Do we have any other volunteers?
Henry, if you’re up for this is some form, we could talk about launching a public sister site. How about Self-Publishing Review Reviews?
I’d volunteer.
LMAO @ PW being a vanity publisher. I think it’s pretty hilarious when the respected publishing vanguards start doing scamming crap to cash in on self-publishing authors. Where is their respectability then?
Harlequin did this same crap when they created Harlequin Horizons (the self-publishing arm) and were going to start advertising to their slush pile. Shameful. I respect a lot about how Harlequin does business, but that was epic fail.
So is this PW thing.
When I was a cub, PW embraced me. I never got less than a stellar review. But as soon as I brought out my first SP title (because of legal issues), I was scrubbed from their consideration. So, yeah, the irony is personal and deep.
What’s laughable about announcements like these is that the Machine (my term of endearment for the “traditional publishing” industry) and its utter lack of fiscal responsibility–coupled with a lack of creative vision–is what drove authors to take matters into their own hands. Non-traditional means of publishing are nothing new; they’ve been around for centuries. Writers have allowed the Machine to dictate the terms far too long. Now we’re wresting control of our literary properties, self-directing our careers, and they don’t like it. Now they have to find other ways of making money. And if “big-name” writers like Mr. Godin continue to drop off the traditional route, what we’re seeing now is nothing compared to what desperation we’ll see then!

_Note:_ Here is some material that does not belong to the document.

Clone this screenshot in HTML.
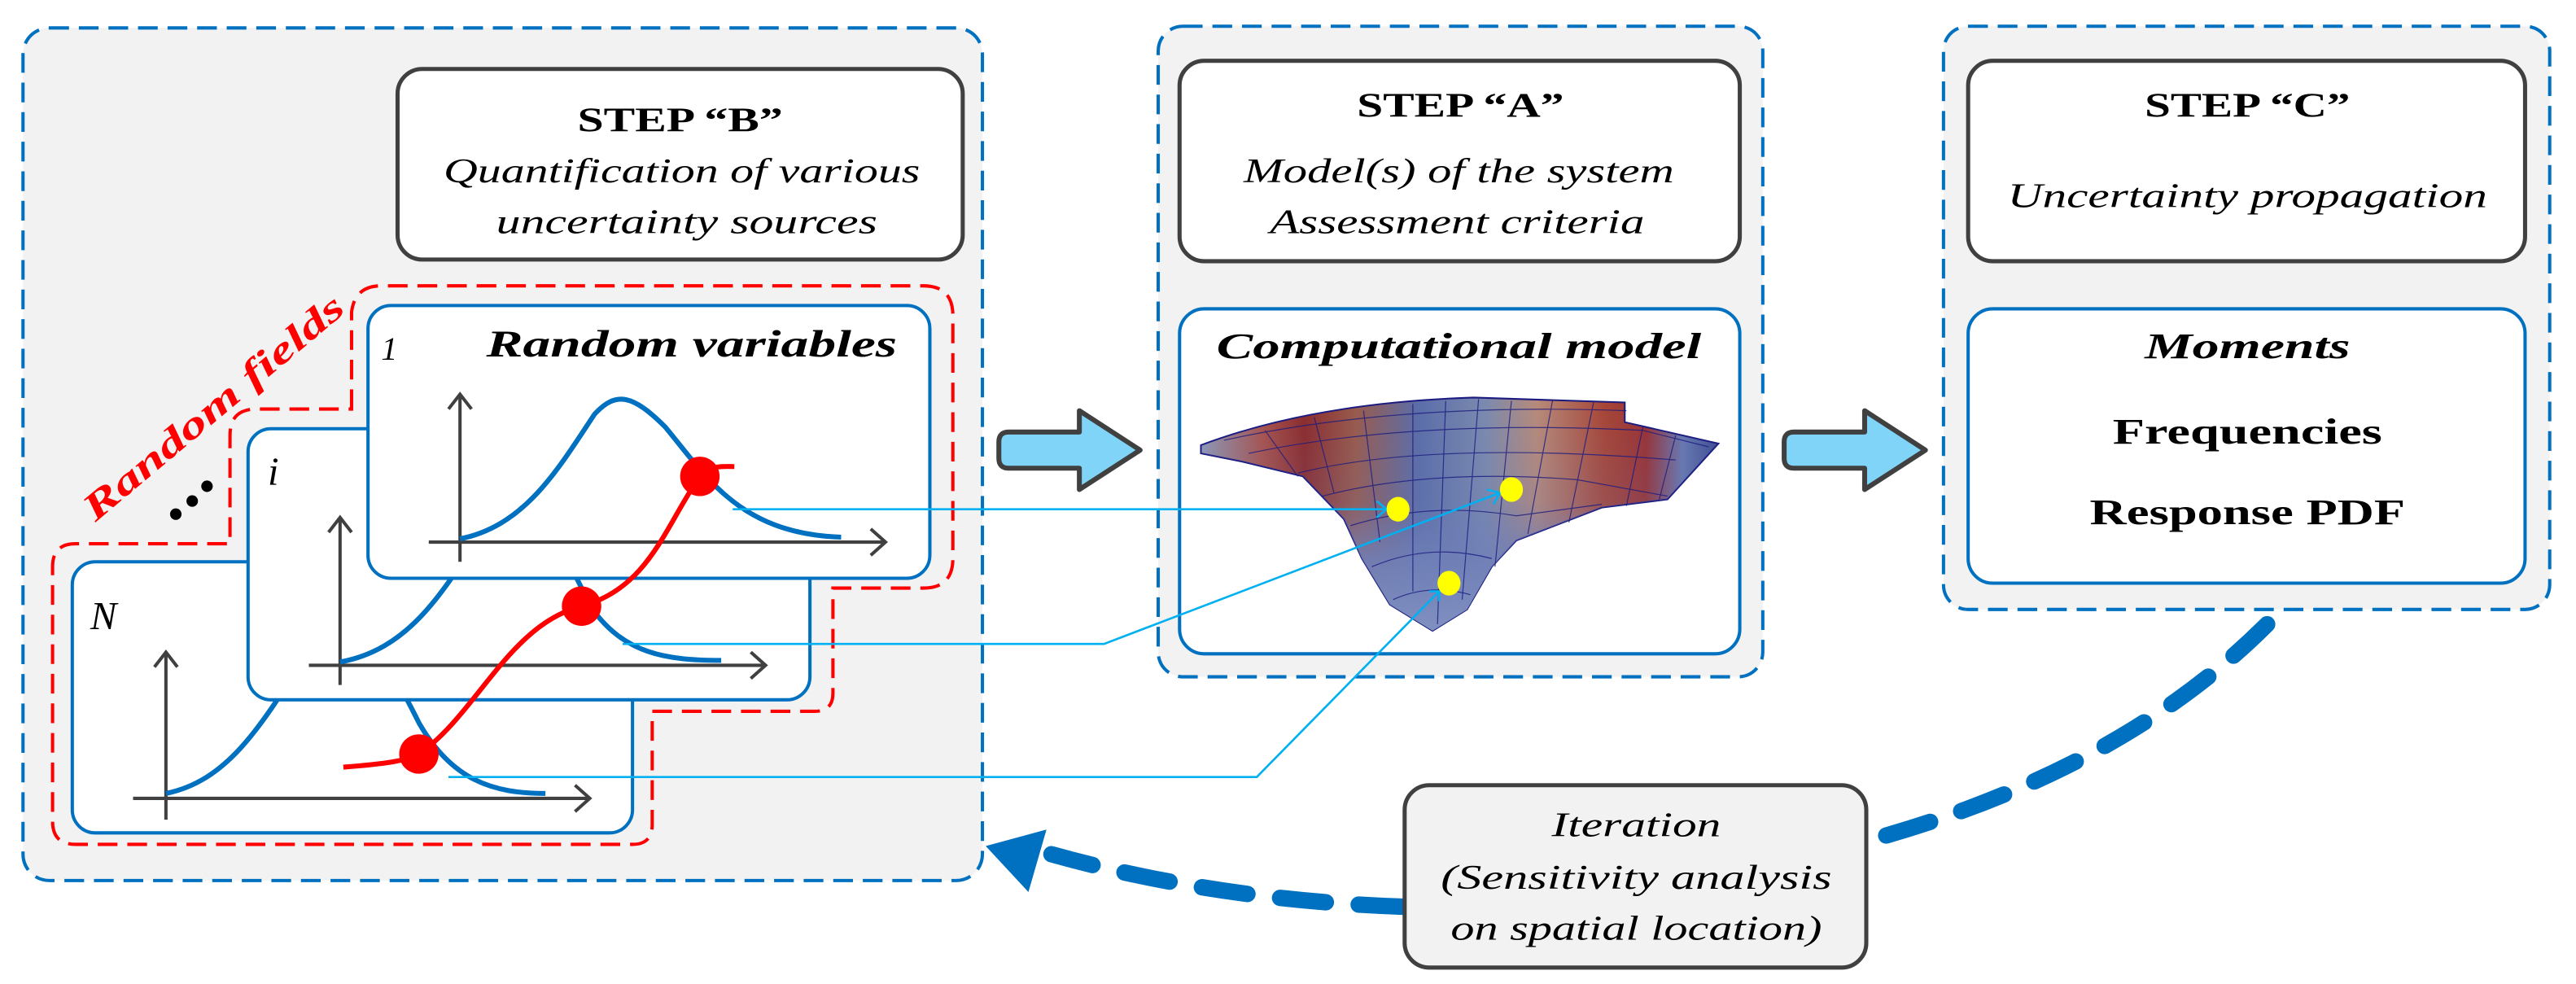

Nothing going on in Big Publishing today is not a rice-bowl issue and thus a matter of survival at an epic level. So maybe the Titanic stays afloat a few minutes longer, but where is the end altered even if extended?
$149. And I get reviewed. If I’m worthy. Bwa-hahahaha!!! Actually, this isn’t funny. It’s offensive. Everywhere you look, there are people and companies trying to persuade authors to part with whatever little hard-earned money they get, and only some of them offer something legitimate and useful in return. Rip-offs can be legal, true, but they are still rip-offs.